Pixel Revolt is stories. Fourteen of them. It may sound like too many but it's not. The characters in them are confused, sad, suicidal, and sometimes recognize an ache known as love. They all know, or learn, that other human beings make a difference. Sometimes they know it and it sounds like the worst kind of curse. When they learn it, it's so revelatory it almost circles around to become a prayer. There's an instrumental that is so effective as either a eulogy or the promise of one that you have to stop and float along with it ("The Golden Gate"). There's a song that sounds like a celebration of the best parts of '90s alternative rock and the lyrics are adapted from a Robert Lowell poem(!).

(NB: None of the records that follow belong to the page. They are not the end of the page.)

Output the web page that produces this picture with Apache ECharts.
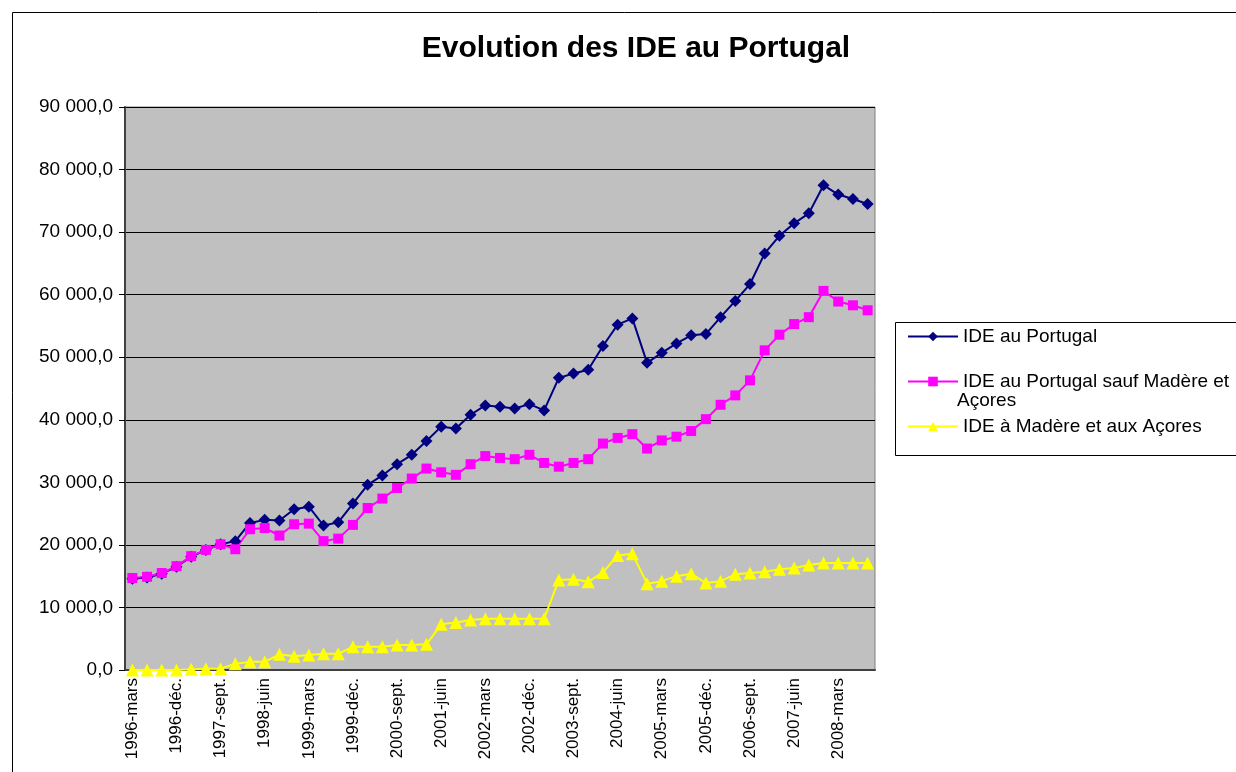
<!DOCTYPE html>
<html>
<head>
<meta charset="utf-8">
<title>Evolution des IDE au Portugal</title>
<script src="https://cdn.jsdelivr.net/npm/echarts@6/dist/echarts.min.js"></script>
<style>
  html, body { margin: 0; padding: 0; background: #fff; }
  #chart { width: 1236px; height: 772px; }
</style>
</head>
<body>
<div id="chart"></div>
<script>
// trimestres 1996-mars .. 2008-sept.
const years = [1996, 1997, 1998, 1999, 2000, 2001, 2002, 2003, 2004, 2005, 2006, 2007, 2008]
const months = ['mars', 'juin', 'sept.', 'déc.']
const categories = []
years.forEach(y => months.forEach(m => categories.push(y + '-' + m)))
categories.length = 51

// IDE au Portugal
const ideTotal = [
  14600, 14800, 15400, 16500, 18100, 19200, 20100, 20600, 23500, 24000,
  23900, 25700, 26100, 23100, 23600, 26600, 29600, 31100, 32900, 34400,
  36600, 38900, 38600, 40800, 42300, 42100, 41800, 42500, 41500, 46700,
  47400, 48000, 51800, 55200, 56200, 49100, 50700, 52200, 53500, 53700,
  56400, 59000, 61700, 66600, 69400, 71400, 73000, 77500, 76000, 75300, 74500
]
// IDE au Portugal sauf Madère et Açores
const ideContinent = [
  14700, 14900, 15500, 16600, 18200, 19200, 20100, 19300, 22500, 22700,
  21500, 23300, 23400, 20600, 21000, 23200, 25900, 27400, 29100, 30600,
  32200, 31600, 31200, 32900, 34200, 33900, 33700, 34400, 33100, 32500,
  33100, 33700, 36200, 37100, 37700, 35400, 36700, 37300, 38200, 40100,
  42400, 43900, 46300, 51100, 53600, 55300, 56400, 60600, 58900, 58300, 57500
]
// IDE à Madère et aux Açores
const ideIles = [
  0, 0, 0, 0, 100, 200, 200, 1000, 1300, 1300,
  2500, 2200, 2400, 2600, 2600, 3700, 3700, 3700, 4000, 4000,
  4100, 7300, 7600, 8000, 8200, 8200, 8200, 8200, 8200, 14400,
  14500, 14100, 15600, 18300, 18600, 13800, 14200, 15000, 15400, 13900,
  14200, 15300, 15500, 15700, 16100, 16300, 16800, 17100, 17100, 17100, 17100
]

const FONT = "'Liberation Sans', Arial, sans-serif"

// 90 000,0
function fmt(v) {
  return String(v).replace(/\B(?=(\d{3})+(?!\d))/g, ' ') + ',0'
}

const chart = echarts.init(document.getElementById('chart'))

const option = {
  backgroundColor: '#fff',
  animation: false,
  textStyle: { fontFamily: FONT },
  title: {
    text: 'Evolution des IDE au Portugal',
    left: 631,
    top: 29,
    textAlign: 'center',
    textStyle: { fontFamily: FONT, fontSize: 30, fontWeight: 'bold', color: '#000' }
  },
  grid: {
    left: 125, top: 107, width: 750, height: 563,
    show: true,
    backgroundColor: '#C0C0C0',
    borderColor: '#808080',
    borderWidth: 1
  },
  legend: {
    orient: 'vertical',
    left: 902,
    top: 322,
    itemWidth: 50,
    itemHeight: 12,
    itemGap: 26,
    data: ['IDE au Portugal', 'IDE au Portugal sauf Madère et Açores', 'IDE à Madère et aux Açores'],
    formatter: name => name === 'IDE au Portugal sauf Madère et Açores' ? 'IDE au Portugal sauf Madère et' : name,
    textStyle: { fontFamily: FONT, fontSize: 19, lineHeight: 18, color: '#000' }
  },
  xAxis: {
    type: 'category',
    data: categories,
    boundaryGap: true,
    axisLine: { lineStyle: { color: '#404040', width: 2 } },
    axisTick: { interval: 0, length: 5, lineStyle: { color: '#000' } },
    axisLabel: {
      interval: 2,
      rotate: 90,
      margin: 8,
      fontFamily: FONT,
      fontSize: 17,
      color: '#000'
    },
    splitLine: { show: false }
  },
  yAxis: {
    type: 'value',
    min: 0,
    max: 90000,
    interval: 10000,
    axisLine: { show: true, lineStyle: { color: '#404040', width: 2 } },
    axisTick: { show: true, length: 6, lineStyle: { color: '#000' } },
    axisLabel: { formatter: fmt, fontFamily: FONT, fontSize: 19, color: '#000', margin: 12 },
    splitLine: { lineStyle: { color: '#000', width: 1 } }
  },
  series: [
    {
      name: 'IDE au Portugal',
      type: 'line',
      data: ideTotal,
      symbol: 'diamond',
      symbolSize: 12,
      showAllSymbol: true,
      itemStyle: { color: '#000080' },
      lineStyle: { color: '#000080', width: 2 }
    },
    {
      name: 'IDE au Portugal sauf Madère et Açores',
      type: 'line',
      data: ideContinent,
      symbol: 'rect',
      symbolSize: 10,
      showAllSymbol: true,
      itemStyle: { color: '#FF00FF' },
      lineStyle: { color: '#FF00FF', width: 2 }
    },
    {
      name: 'IDE à Madère et aux Açores',
      type: 'line',
      data: ideIles,
      symbol: 'triangle',
      symbolSize: 13,
      showAllSymbol: true,
      itemStyle: { color: '#FFFF00' },
      lineStyle: { color: '#FFFF00', width: 2 }
    }
  ],
  graphic: [
    // cadre extérieur
    { type: 'rect', z: -10, shape: { x: 12.5, y: 12.5, width: 1400, height: 900 },
      style: { fill: '#fff', stroke: '#000', lineWidth: 1 } },
    // cadre de la légende
    { type: 'rect', z: -5, shape: { x: 895.5, y: 322.5, width: 400, height: 133 },
      style: { fill: '#fff', stroke: '#000', lineWidth: 1 } },
    { type: 'text', left: 957, top: 391,
      style: { text: 'Açores', font: "19px 'Liberation Sans', Arial, sans-serif", fill: '#000' } }
  ]
}

chart.setOption(option)
</script>
</body>
</html>
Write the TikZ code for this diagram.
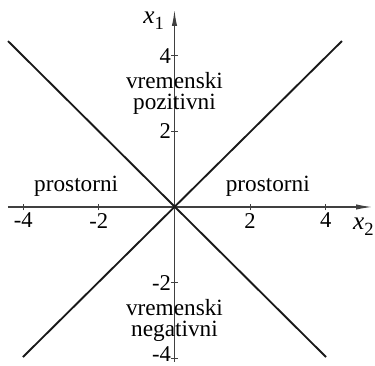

Pixel Revolt is cinematic in the slow-paced, deliberate character-study way of such great films as Paris, Texas and Magnolia. The instrumentation means something, but you have give it the proper time to reveal itself. A violin enters and leaves and it's not until the 10th listen that you understand it symbolizes a feeling. All of this, and there's not a moment that is pretentious, cleverly judgmental, or coy.

John Vanderslice has not created a compelling first listen. Perhaps, and only time will tell, he has created a compelling lifelong listen. The music matches the lyrics which matches the vocals that go back and match up with the music all over again. It's an aural symbiosis. With a record this good, the only question to ask is whatever will John Vanderslice do next?